— start —
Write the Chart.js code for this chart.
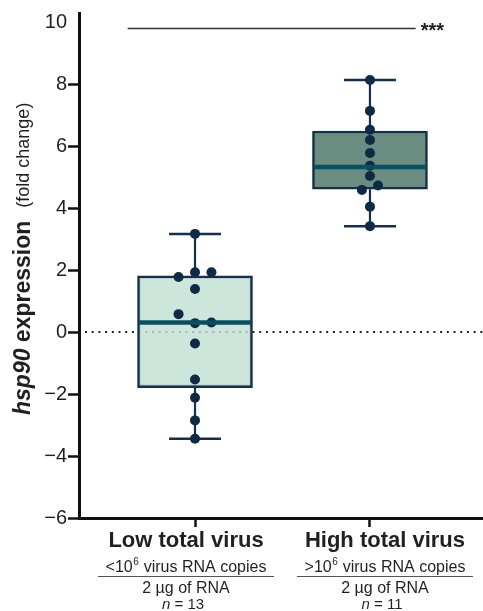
<!DOCTYPE html>
<html>
<head>
<meta charset="utf-8">
<script src="https://cdn.jsdelivr.net/npm/chart.js@4/dist/chart.umd.min.js"></script>
<style>
  html, body { margin: 0; padding: 0; background: #ffffff; }
  #wrap { width: 483px; height: 611px; position: relative; }
</style>
</head>
<body>
<div id="wrap"><canvas id="c" width="483" height="611"></canvas></div>
<script>
// ---------------- DATA ----------------
const categories = ['Low total virus', 'High total virus'];
const catPos = [1, 2];
const copyPrefix = ['<', '>'];
const copyBase = '10';
const copyExp = '6';
const copyRest = ' virus RNA copies';
const rnaLabels = ['2 µg of RNA', '2 µg of RNA'];
const nCounts = [13, 11];

const lowValues  = [3.17, 1.78, 1.93, 1.93, 1.39, 0.58, 0.29, 0.31, -0.37, -1.53, -2.12, -2.85, -3.44];
const lowJitter  = [0, -1, 0, 1, 0, -1, 0, 1, 0, 0, 0, 0, 0];
const highValues = [8.14, 7.14, 6.53, 6.20, 5.78, 5.37, 5.04, 4.59, 4.73, 4.05, 3.42];
const highJitter = [0, 0, 0, 0, 0, 0, 0, -1, 1, 0, 0];

const whiskerLow  = [-3.44, 3.42];
const q1          = [-1.79, 4.61];
const median      = [0.31, 5.33];
const q3          = [1.82, 6.49];
const whiskerHigh = [3.17, 8.14];

const yTicks = [-6, -4, -2, 0, 2, 4, 6, 8, 10];
const sigFrom = 0.615, sigTo = 2.261, sigY = 9.8;
const sigLabel = '***';

// ---------------- STYLE ----------------
const FONT = '"Liberation Sans", Arial, Helvetica, sans-serif';
const TEXT = '#231f20';
const NAVY = '#16304a';
const DOT = '#0f2a45';
const MEDIAN_C = '#0a4f5f';
const boxFill = ['rgba(192,224,211,0.8)', '#6b8c81'];
const jitterStep = [0.094, 0.046];
const labelShift = [-9, 15];

// ---------------- BUILD DATASETS ----------------
const groups = [lowValues, highValues];
const jitters = [lowJitter, highJitter];
const pointData = [];
groups.forEach((vals, g) => {
  vals.forEach((v, i) => pointData.push({ x: catPos[g] + jitters[g][i] * jitterStep[g], y: v }));
});

const whiskerSets = catPos.map((c, g) => ({
  type: 'line',
  data: [
    { x: c, y: whiskerHigh[g] }, { x: c, y: q3[g] }, { x: c, y: null },
    { x: c, y: q1[g] }, { x: c, y: whiskerLow[g] }
  ],
  borderColor: NAVY, borderWidth: 2.2, pointRadius: 0, spanGaps: false, order: 5
}));

const datasets = [
  ...whiskerSets,
  {
    type: 'bar',
    data: catPos.map((c, g) => ({ x: c, y: [q1[g], q3[g]] })),
    backgroundColor: boxFill,
    borderColor: NAVY,
    borderWidth: 2.5,
    borderSkipped: false,
    barThickness: 115,
    order: 4
  },
  {
    type: 'scatter',
    data: catPos.flatMap((c, g) => [{ x: c, y: whiskerLow[g] }, { x: c, y: whiskerHigh[g] }]),
    pointStyle: 'line', pointRadius: 26, pointBorderWidth: 2.5,
    pointBorderColor: NAVY, pointBackgroundColor: NAVY, order: 3
  },
  {
    type: 'scatter',
    data: pointData,
    pointRadius: 5, pointBorderWidth: 0,
    pointBackgroundColor: DOT, order: 2
  },
  {
    type: 'scatter',
    data: catPos.map((c, g) => ({ x: c, y: median[g] })),
    pointStyle: 'line', pointRadius: 56, pointBorderWidth: 4.5,
    pointBorderColor: MEDIAN_C, pointBackgroundColor: MEDIAN_C, order: 1
  },
  {
    type: 'line',
    data: [{ x: sigFrom, y: sigY }, { x: sigTo, y: sigY }],
    borderColor: '#333', borderWidth: 1.3, pointRadius: 0, order: 6
  }
];

// ---------------- PLUGIN: annotations & labels ----------------
const annot = {
  id: 'annot',
  beforeDatasetsDraw(chart) {
    const { ctx, chartArea, scales } = chart;
    const y0 = scales.y.getPixelForValue(0);
    ctx.save();
    ctx.strokeStyle = '#222';
    ctx.lineWidth = 2;
    ctx.setLineDash([2, 4.7]);
    ctx.beginPath();
    ctx.moveTo(chartArea.left + 6, y0);
    ctx.lineTo(chartArea.right, y0);
    ctx.stroke();
    ctx.restore();
  },
  afterDraw(chart) {
    const { ctx, scales } = chart;
    ctx.save();
    ctx.fillStyle = TEXT;
    // significance stars
    ctx.font = 'bold 20px ' + FONT;
    ctx.textAlign = 'left';
    ctx.textBaseline = 'alphabetic';
    ctx.fillText(sigLabel, scales.x.getPixelForValue(sigTo) + 5, scales.y.getPixelForValue(sigY) + 9);

    // category labels
    categories.forEach((name, g) => {
      const cx = scales.x.getPixelForValue(catPos[g]) + labelShift[g];
      ctx.textAlign = 'center';
      ctx.font = 'bold 22px ' + FONT;
      ctx.fillText(name, cx, 547);

      // copies line with superscript
      ctx.textAlign = 'left';
      const fMain = '16px ' + FONT, fSup = '10px ' + FONT;
      ctx.font = fMain;
      const a = copyPrefix[g] + copyBase;
      const wa = ctx.measureText(a).width;
      const wr = ctx.measureText(copyRest).width;
      ctx.font = fSup;
      const ws = ctx.measureText(copyExp).width + 1;
      const total = wa + ws + wr;
      let x = cx - total / 2;
      ctx.font = fMain; ctx.fillText(a, x, 572); x += wa;
      ctx.font = fSup; ctx.fillText(copyExp, x + 0.5, 565); x += ws;
      ctx.font = fMain; ctx.fillText(copyRest, x, 572);

      ctx.strokeStyle = '#555';
      ctx.lineWidth = 1;
      ctx.beginPath();
      ctx.moveTo(cx - 88, 576.5);
      ctx.lineTo(cx + 88, 576.5);
      ctx.stroke();

      ctx.textAlign = 'center';
      ctx.font = '16px ' + FONT;
      ctx.fillText(rnaLabels[g], cx, 593);

      // n = xx
      const fi = 'italic 15px ' + FONT, fr = '15px ' + FONT;
      ctx.textAlign = 'left';
      ctx.font = fi; const wn = ctx.measureText('n').width;
      ctx.font = fr; const rest = ' = ' + nCounts[g]; const wrest = ctx.measureText(rest).width;
      const sx = cx - 3 - (wn + wrest) / 2;
      ctx.font = fi; ctx.fillText('n', sx, 609);
      ctx.font = fr; ctx.fillText(rest, sx + wn, 609);
    });

    // y-axis title (rotated)
    ctx.translate(24, 415);
    ctx.rotate(-Math.PI / 2);
    ctx.textAlign = 'left';
    ctx.textBaseline = 'middle';
    ctx.font = 'italic bold 23px ' + FONT;
    ctx.fillText('hsp90', 0, 0);
    let w = ctx.measureText('hsp90').width;
    ctx.font = 'bold 23px ' + FONT;
    ctx.fillText(' expression', w, 0);
    w += ctx.measureText(' expression').width;
    ctx.font = '18px ' + FONT;
    ctx.fillText('(fold change)', w + 13, 0);
    ctx.restore();
  }
};

// ---------------- CHART ----------------
new Chart(document.getElementById('c'), {
  type: 'bar',
  data: { datasets },
  plugins: [annot],
  options: {
    responsive: false,
    animation: false,
    events: [],
    layout: { autoPadding: false, padding: { top: 13, left: 0, right: 0, bottom: 0 } },
    plugins: { legend: { display: false }, tooltip: { enabled: false } },
    scales: {
      x: {
        type: 'linear',
        min: 0.337,
        max: 2.646,
        offset: false,
        afterBuildTicks: (s) => { s.ticks = catPos.map(v => ({ value: v })); },
        afterFit: (s) => { s.height = 93; },
        ticks: { display: false },
        grid: {
          display: true, offset: false, drawOnChartArea: false, drawTicks: true,
          tickLength: 9, tickWidth: 2.5, tickColor: '#111'
        },
        border: { display: true, color: '#111', width: 3 }
      },
      y: {
        type: 'linear',
        min: -6,
        max: 10.3,
        afterBuildTicks: (s) => { s.ticks = yTicks.map(v => ({ value: v })); },
        afterFit: (s) => { s.width = 79; },
        ticks: {
          color: TEXT, padding: 1,
          font: { family: FONT, size: 20 },
          callback: (v) => (v < 0 ? '\u2212' + Math.abs(v) : String(v))
        },
        grid: {
          display: true, offset: false, drawOnChartArea: false, drawTicks: true,
          tickLength: 11, tickWidth: 2.5,
          tickColor: (c) => (c.tick && c.tick.value === 10 ? 'rgba(0,0,0,0)' : '#111')
        },
        border: { display: true, color: '#111', width: 3 }
      }
    }
  }
});
</script>
</body>
</html>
— end —
— Exercise prompt —
Reproduce exactly the run of lines that opens the listing and closes with the line holding "const labelShift = [-9, 15];". Pictures are excluded.

— Exercise solution —
Write the Chart.js code for this chart.
<!DOCTYPE html>
<html>
<head>
<meta charset="utf-8">
<script src="https://cdn.jsdelivr.net/npm/chart.js@4/dist/chart.umd.min.js"></script>
<style>
  html, body { margin: 0; padding: 0; background: #ffffff; }
  #wrap { width: 483px; height: 611px; position: relative; }
</style>
</head>
<body>
<div id="wrap"><canvas id="c" width="483" height="611"></canvas></div>
<script>
// ---------------- DATA ----------------
const categories = ['Low total virus', 'High total virus'];
const catPos = [1, 2];
const copyPrefix = ['<', '>'];
const copyBase = '10';
const copyExp = '6';
const copyRest = ' virus RNA copies';
const rnaLabels = ['2 µg of RNA', '2 µg of RNA'];
const nCounts = [13, 11];

const lowValues  = [3.17, 1.78, 1.93, 1.93, 1.39, 0.58, 0.29, 0.31, -0.37, -1.53, -2.12, -2.85, -3.44];
const lowJitter  = [0, -1, 0, 1, 0, -1, 0, 1, 0, 0, 0, 0, 0];
const highValues = [8.14, 7.14, 6.53, 6.20, 5.78, 5.37, 5.04, 4.59, 4.73, 4.05, 3.42];
const highJitter = [0, 0, 0, 0, 0, 0, 0, -1, 1, 0, 0];

const whiskerLow  = [-3.44, 3.42];
const q1          = [-1.79, 4.61];
const median      = [0.31, 5.33];
const q3          = [1.82, 6.49];
const whiskerHigh = [3.17, 8.14];

const yTicks = [-6, -4, -2, 0, 2, 4, 6, 8, 10];
const sigFrom = 0.615, sigTo = 2.261, sigY = 9.8;
const sigLabel = '***';

// ---------------- STYLE ----------------
const FONT = '"Liberation Sans", Arial, Helvetica, sans-serif';
const TEXT = '#231f20';
const NAVY = '#16304a';
const DOT = '#0f2a45';
const MEDIAN_C = '#0a4f5f';
const boxFill = ['rgba(192,224,211,0.8)', '#6b8c81'];
const jitterStep = [0.094, 0.046];
const labelShift = [-9, 15];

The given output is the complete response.